2011年10月13日(米国時間)、MicrosoftのSkype買収が完了した。
同年5月10日(米国時間)に、現金85億ドルで買収するとMicrosoftから発表があったワケだが、ついにSkype陣営はMicrosoftの新たな事業部の一つとなったワケである。
だが、ここで思うのはMicrosoftは既にSkypeに非常に良く似た“Windows Live Messenger”を持っているという事である。
それを持っていてもなお、Skypeを買収したという事は、単にライバルの方が出来がよくてそれを吸収した方が早いと踏んだのか、Skype陣営が今後進む道そのものをMicrosoftがコントロールしようと考えたのか、いろいろな憶測ができるが定かではない。或いはそのどちらも、かもしれない。
Skypeは今の時点で全世界に数億人に利用されている製品である。私もPCを起動すればいつでもオンライン、という状態になっている。
しかも最近ではスマートフォン含めたあらゆるデバイスがSkypeを利用している。面白いのは家電のテレビですらSkypeに接続し、テレビ電話が可能になるというサービスを提供している。

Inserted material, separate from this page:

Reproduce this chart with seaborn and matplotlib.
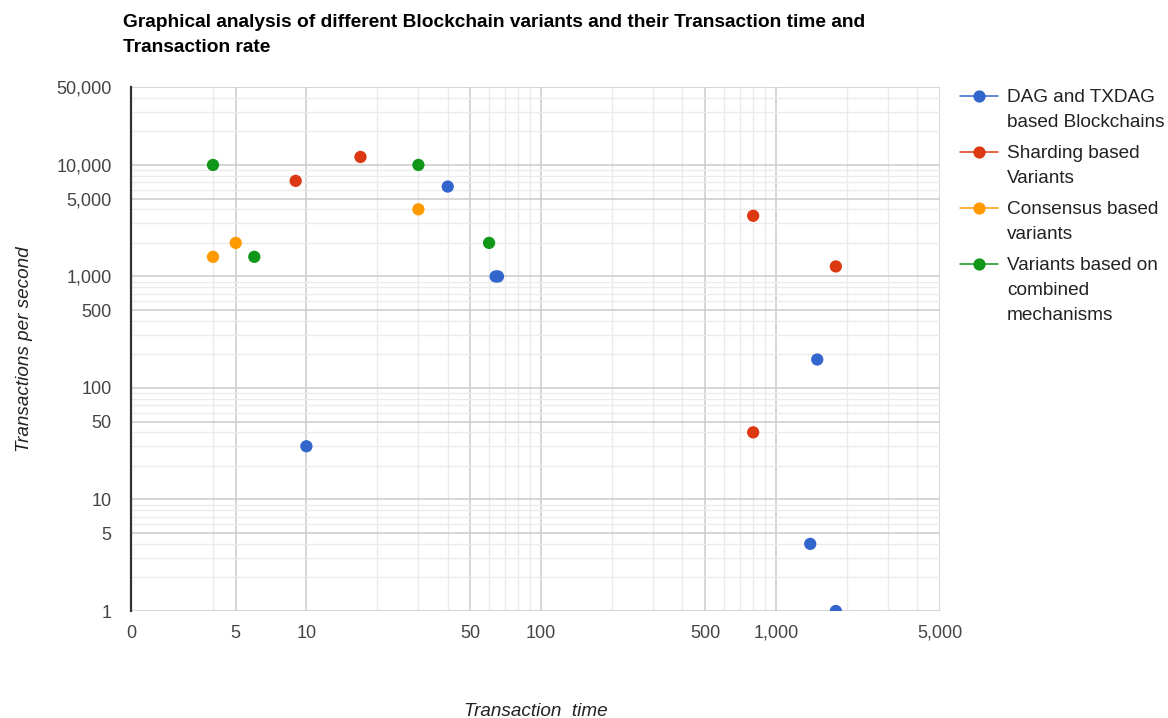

こうした利用デバイスに捕らわれない形でSkypeのサービスが提供されている事が、Windows Live Messengerとの大きな差になっていった事は間違いないだろうが、Microsoftほどの大企業が自社でWindows Live Messengerのクライアントを多デバイスに提供できなかったとは考えにくい。何が、この両者の決定的な差を生んだのかは、実にわかりにくい。
私はWindows Live Writerを使ってみたくてLive Messengerをインストールした事があり、それで今も惰性でLive Messengerが常駐している。しかし、かつてMSN Messengerを利用していた知人たちはほぼ全て、Skypeへと移行してしまった。
移行した理由は人それぞれだろうが、多分わたしのもっとも近しい知人たちの最大の移行理由は「Microsoftが嫌いだから」というものだろう。
私自身はMicrosoftをそこまで毛嫌いしている訳ではないが、何故か近しい知人達はMicrosoftを嫌っている。大嫌い…という事ではないだろうが、WindowsというOSに悩まされる事の多い職業だからこそ嫌っているのではないかと思う。
私はそうした知人達に引きずられる形でSkypeがメインのMessengerとなった。
たしかに使い勝手は良いし、音声チャットも実現するのが楽である。
しかも、短いテキストチャットの場合でも、相手側がオンラインであるとかないとか無関係で使える。これはこれで便利だが、この機能に唯一問題があるとすれば相手側がSkypeクライアントを起動してからでないと、メッセージが送られないという事だ。
その点、テキストメッセージという意味で最近重宝されているのがTwitterではないかと思う。
Twitterのダイレクトメールの場合は、登録されているメールアドレスにダイレクトメールがあった事を通知してくる機能がある。
つまり、日常的に受け取っているメールの中にTwitterのダイレクトメールの内容が書かれているため、Twitterクライアントを常時起動させておく必要が無い。その点でSkypeよりはメッセージの伝達性は高い。
MicrosoftはSkypeを買収した時点で、このSkypeの利用性を改善していくのかどうかをまず迫られるのではないだろうか?
Twitterにしても、Skypeにしても、日常的に利用するという意味での目指している情報伝達性は、そんなに大きく変わらないハズだ。Twitterは140字という制限があるが、それでも大きく変わらないハズ。
であるならば、MicrosoftはSkypeをこのTwitterと比較してどのような違いを持たせていくつもりなのだろうか?
TwitterにあってSkypeにないものを補完し、Twitterに迫っていくのか?
それともあくまでも棲み分けていくために、TwitterにあってSkypeにないものはそのままにし、Skypeとしての独自路線をさらに昇華させていくのだろうか?
やっている事は情報伝達という事に違いがないのだから、おそらくこの二択になるだろう。
果たしてこの先、Skypeはどこに向かおうとしているのだろうか?
そしてWindows Live Messengerはこのまま消えていくのだろうか?
もう、分からない事だらけである。